Last weekend we went away, to Roslyn and Yakima, as Tony had two gigs. It was nice to go away, but it was also difficult. The first gig was at the Brick, and the last time we were there it was with Jaal and Lev. We stayed up in the apartment behind the bar, and from the window you could look down at the band play. It was great because Lev and Jaal didn't get to see the band play very often since they weren't 21. We had had such a nice time, going for a cool hike afterwards around some interesting rock formations. Being there without Lev was sad and I ended up going back to the hotel early to cry and sleep.

What bothered me as much as looking at the damn window was this one woman and her husband. She looked like a really nice person, having a great time. She was a good dancer, and was smiling and dancing, and she looked so happy it made me upset. She was gleeful, appearing to be without a care in the world, and I was feeling bitter and angry. I'm a bit less bitter this week, with a return to more sadness, emptiness and loss instead of as much anger.

The next night was in Yakima, and we ended up taking a detour through the Yakima canyon, which was beautiful. We returned there on Sunday to go for a hike, and that was quite nice. It always makes us feel better to be in nature.

But Saturday night I again chose to leave the gig early. This time before Tony even started playing. We were there early, so we got some food and then took a little walk around town. We stopped in at a nice bar for a drink with Adam, and they had lemon martinis on special. I ended up having two, which didn't seem like too much. A little bit later, back at the gig I went to the bathroom and started crying, and then I just couldn't
stop. At the bar, Tony and I were talking and I just couldn't stop crying. Usually I will cry myself out pretty quickly and be functional, but I could see it was not going to be a good night, so Tony walked me back to the hotel before the show and I was fine there.

I wasn't sure I'd make it to work on Monday, but I did. And before I got to think about anything we discovered someone had shot a battery though a window, spewing glass all over the classroom, and someone walked in with poop on their shoes, and a teacher was out sick without sub plans. So the week began and keeps on going.


Rebecca

November 15, 2010

The Fact

Sometimes I will be thinking about things, with the normal facts running across my brain. Then all of a sudden The Fact will appear: Lev is dead. It dwarves everything else, it makes all other facts trivial and irrelevant. It is so big that I don't know where to put it. I have to stop and give it the attention it deserves.

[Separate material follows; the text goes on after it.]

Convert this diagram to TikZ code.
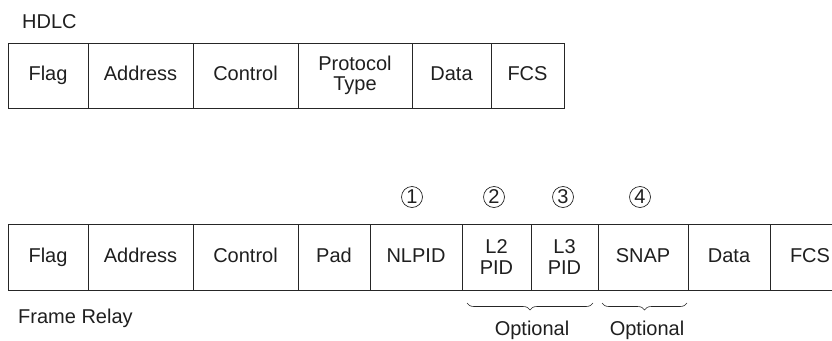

I know at some level that I have not fully acknowledged The Fact yet. Yet every once in a while, in a moment of clarity, I truly understand what has happened, and it devastates me. But before that moment of enlightenment can fully manifest itself, my brain shuts down, to protect itself from the naked horror. It is frustrating, since I want to know the truth, at any cost. Perhaps one day I can get there. In the meantime all I can do is think about Lev and allow myself to miss him terribly.